How to Dump a Guy Who's Playing You and Regain Control of Your Love Life
How to Dump a Guy Who's Playing You and Regain Control of Your Love Life
Figuring out that the guy you’re dating is playing you can be tough. Whether you realized he’s seeing someone on the side or you’ve come to terms with the fact that he just won’t commit, it’s probably time to send him on his way. Keep reading to learn how you can dump a player and move onto bigger and better things.
Steps

Be direct.

It’s the easiest way to let him know you don’t want to see him anymore. You can explain why, or you can just break it off without saying too much. If he gets the hint, he won’t hit you up anymore. Say something like, “I don’t think we should keep seeing each other” or, “I don’t want to be with you anymore.” If you can tell the relationship isn't going anywhere, it's better to break it off sooner, rather than later.

Call him out.

Try this if you want to make him feel bad for playing you. He might try to deny it, but don’t let him fool you. Once he knows that you know, he’ll get the message that you don’t want to see him anymore. You could say, “I know you’ve been playing me” or, “I know you’re seeing other people behind my back.”

Ignore him.

If breaking up is too hard, go for this option. If he texts you, don’t respond. If you see him on a night out, don’t say hi. It’s a passive form of breaking up, but he’ll get the message pretty quickly. Keep in mind that this method might leave him feeling confused, so he might ask you for an explanation. It’s up to you whether or not you give him one.

Set boundaries with him.

Tell him why you two can’t see each other anymore. If he can’t give you that, then it’s probably best to break it off. Let him know that you need him to stop playing games and commit or else you’re through. You might say something like: “I want to be exclusive, and you’re not ready for that. I don’t think we can be in a relationship anymore.”

Use “I” statements.

It will keep him off the defensive for a more productive conversation. If you want to call him out or confront him without getting heated, use “I” statements as you explain what he did wrong. He’ll probably be more open to hearing you out if you go about it this way. For instance, instead of saying, “You won’t commit to me,” try, “When you tell me you can’t commit to me, I feel like I’m not good enough for you.”

Stay confident.

Players often use guilt-tripping to keep you around. As you two talk, try to remember that you’re in the right here and you’re doing what’s best for you and you alone. Don’t let him impact your self-esteem, and remember that you’ll find someone else soon. Keep all the bad things about your relationship in the forefront of your mind. That way, if he gets upset or whines about how the relationship is over, you won’t feel bad for him.

Keep your cool.

Guys who play mind games love to get you riled up. He might say some hurtful or mean things just to get a rise out of you. If you can, try to stay calm and don’t show him that you’re upset so he doesn’t get the satisfaction. If you feel yourself starting to get worked up, take a few deep breaths and count to 10 in your head.

Pretend like you don’t care about him.

He might try to get a rise out of you.
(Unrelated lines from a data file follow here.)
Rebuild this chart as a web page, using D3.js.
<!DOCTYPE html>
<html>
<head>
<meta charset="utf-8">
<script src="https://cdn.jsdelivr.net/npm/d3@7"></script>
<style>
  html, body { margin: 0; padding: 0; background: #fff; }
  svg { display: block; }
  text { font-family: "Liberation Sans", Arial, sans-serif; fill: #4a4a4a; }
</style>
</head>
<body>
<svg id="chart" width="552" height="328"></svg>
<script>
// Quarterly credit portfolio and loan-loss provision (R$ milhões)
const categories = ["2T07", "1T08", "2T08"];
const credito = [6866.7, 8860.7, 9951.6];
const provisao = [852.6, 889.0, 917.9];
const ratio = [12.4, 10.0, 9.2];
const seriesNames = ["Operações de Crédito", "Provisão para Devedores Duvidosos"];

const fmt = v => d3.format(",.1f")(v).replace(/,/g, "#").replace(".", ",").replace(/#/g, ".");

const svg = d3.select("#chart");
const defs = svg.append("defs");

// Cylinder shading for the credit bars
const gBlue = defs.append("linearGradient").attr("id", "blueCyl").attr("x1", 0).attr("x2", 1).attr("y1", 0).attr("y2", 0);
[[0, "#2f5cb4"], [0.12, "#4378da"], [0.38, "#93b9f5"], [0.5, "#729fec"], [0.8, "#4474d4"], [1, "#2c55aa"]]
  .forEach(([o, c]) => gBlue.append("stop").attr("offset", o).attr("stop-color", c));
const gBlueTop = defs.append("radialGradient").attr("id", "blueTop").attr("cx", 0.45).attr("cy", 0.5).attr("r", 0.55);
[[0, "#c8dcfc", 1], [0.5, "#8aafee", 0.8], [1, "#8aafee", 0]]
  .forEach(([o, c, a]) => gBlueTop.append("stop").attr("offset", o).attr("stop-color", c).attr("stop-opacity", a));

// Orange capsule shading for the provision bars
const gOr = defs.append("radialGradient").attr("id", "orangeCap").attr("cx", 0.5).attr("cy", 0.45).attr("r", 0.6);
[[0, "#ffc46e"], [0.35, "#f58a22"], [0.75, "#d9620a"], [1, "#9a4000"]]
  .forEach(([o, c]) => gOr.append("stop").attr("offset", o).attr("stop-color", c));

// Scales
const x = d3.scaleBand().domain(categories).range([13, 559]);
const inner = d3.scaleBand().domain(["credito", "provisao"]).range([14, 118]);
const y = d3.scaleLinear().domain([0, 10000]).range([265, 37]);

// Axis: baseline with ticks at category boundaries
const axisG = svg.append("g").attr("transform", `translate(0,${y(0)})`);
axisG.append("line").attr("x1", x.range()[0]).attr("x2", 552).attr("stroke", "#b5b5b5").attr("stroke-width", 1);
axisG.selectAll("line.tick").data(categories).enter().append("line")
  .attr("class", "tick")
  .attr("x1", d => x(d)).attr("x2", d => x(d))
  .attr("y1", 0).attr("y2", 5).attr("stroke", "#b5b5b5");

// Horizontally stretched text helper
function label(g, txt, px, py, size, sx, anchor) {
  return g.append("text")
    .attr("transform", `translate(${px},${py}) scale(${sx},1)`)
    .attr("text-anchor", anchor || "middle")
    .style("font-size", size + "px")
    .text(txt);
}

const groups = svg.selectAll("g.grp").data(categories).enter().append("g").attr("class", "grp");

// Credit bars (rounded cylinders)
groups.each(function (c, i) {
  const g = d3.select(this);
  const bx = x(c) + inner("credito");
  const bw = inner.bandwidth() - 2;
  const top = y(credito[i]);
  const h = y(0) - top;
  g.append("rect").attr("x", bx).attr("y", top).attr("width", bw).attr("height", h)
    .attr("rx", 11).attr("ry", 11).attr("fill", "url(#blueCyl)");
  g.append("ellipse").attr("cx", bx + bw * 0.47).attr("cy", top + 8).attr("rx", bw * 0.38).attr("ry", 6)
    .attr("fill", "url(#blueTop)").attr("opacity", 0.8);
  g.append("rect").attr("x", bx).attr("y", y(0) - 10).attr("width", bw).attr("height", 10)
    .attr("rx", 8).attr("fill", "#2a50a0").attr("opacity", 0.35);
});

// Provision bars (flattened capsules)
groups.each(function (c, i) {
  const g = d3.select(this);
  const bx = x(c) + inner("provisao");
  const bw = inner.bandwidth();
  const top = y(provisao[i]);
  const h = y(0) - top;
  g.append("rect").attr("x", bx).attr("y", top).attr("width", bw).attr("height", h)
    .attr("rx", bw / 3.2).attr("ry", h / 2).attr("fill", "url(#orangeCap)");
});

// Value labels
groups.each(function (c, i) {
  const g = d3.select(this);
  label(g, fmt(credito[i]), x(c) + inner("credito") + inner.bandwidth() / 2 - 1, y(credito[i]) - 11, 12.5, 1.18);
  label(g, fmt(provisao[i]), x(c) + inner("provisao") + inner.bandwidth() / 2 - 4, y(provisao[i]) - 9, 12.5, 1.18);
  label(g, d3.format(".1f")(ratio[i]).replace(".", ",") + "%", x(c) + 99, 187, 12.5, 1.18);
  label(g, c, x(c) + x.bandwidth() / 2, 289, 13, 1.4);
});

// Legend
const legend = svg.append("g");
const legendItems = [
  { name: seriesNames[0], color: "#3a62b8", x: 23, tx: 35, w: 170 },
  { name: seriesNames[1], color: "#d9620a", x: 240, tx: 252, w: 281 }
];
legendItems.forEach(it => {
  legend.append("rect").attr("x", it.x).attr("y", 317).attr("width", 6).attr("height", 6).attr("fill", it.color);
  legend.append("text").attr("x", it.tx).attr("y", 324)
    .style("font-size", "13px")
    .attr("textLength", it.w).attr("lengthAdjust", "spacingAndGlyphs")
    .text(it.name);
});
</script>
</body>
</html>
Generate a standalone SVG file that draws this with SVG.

If he shows up to a bar with another girl, smile and introduce yourself to her. If he makes a move on one of your friends, warn your friend about him but don’t confront him. The more he thinks you don’t care about him, the worse he’ll feel. Players are used to people fawning all over them, so ignoring him is one of the most hurtful things you can do.

Stop responding to his messages.

He’s probably going to text you to hang out again. If you’ve already dumped him, don’t let him back into your life. Leave his messages on read, delete his voice mails, and keep living your life. If you are tempted to respond, try to wait at least 24 hours. That way, he knows you aren’t just sitting by your phone waiting on him.

Make yourself busy.

Let him see that you aren't bothered by the breakup. Hang out with your friends, go out to clubs, and post tons of pics on social media for him to see. The more he understands that you’re unbothered by the situation, the worse he’ll feel. Have your friends post pics and tag you in them so it doesn’t seem as intentional.

Get back out there.

If you’re ready to date, try meeting new people again. It doesn’t have to be anything serious—after all, you might still be recovering from your breakup. However, the best way to get over someone is to find someone new, so take a chance and meet up with a new guy for coffee or a drink. Dating apps are a great place to find potential dates.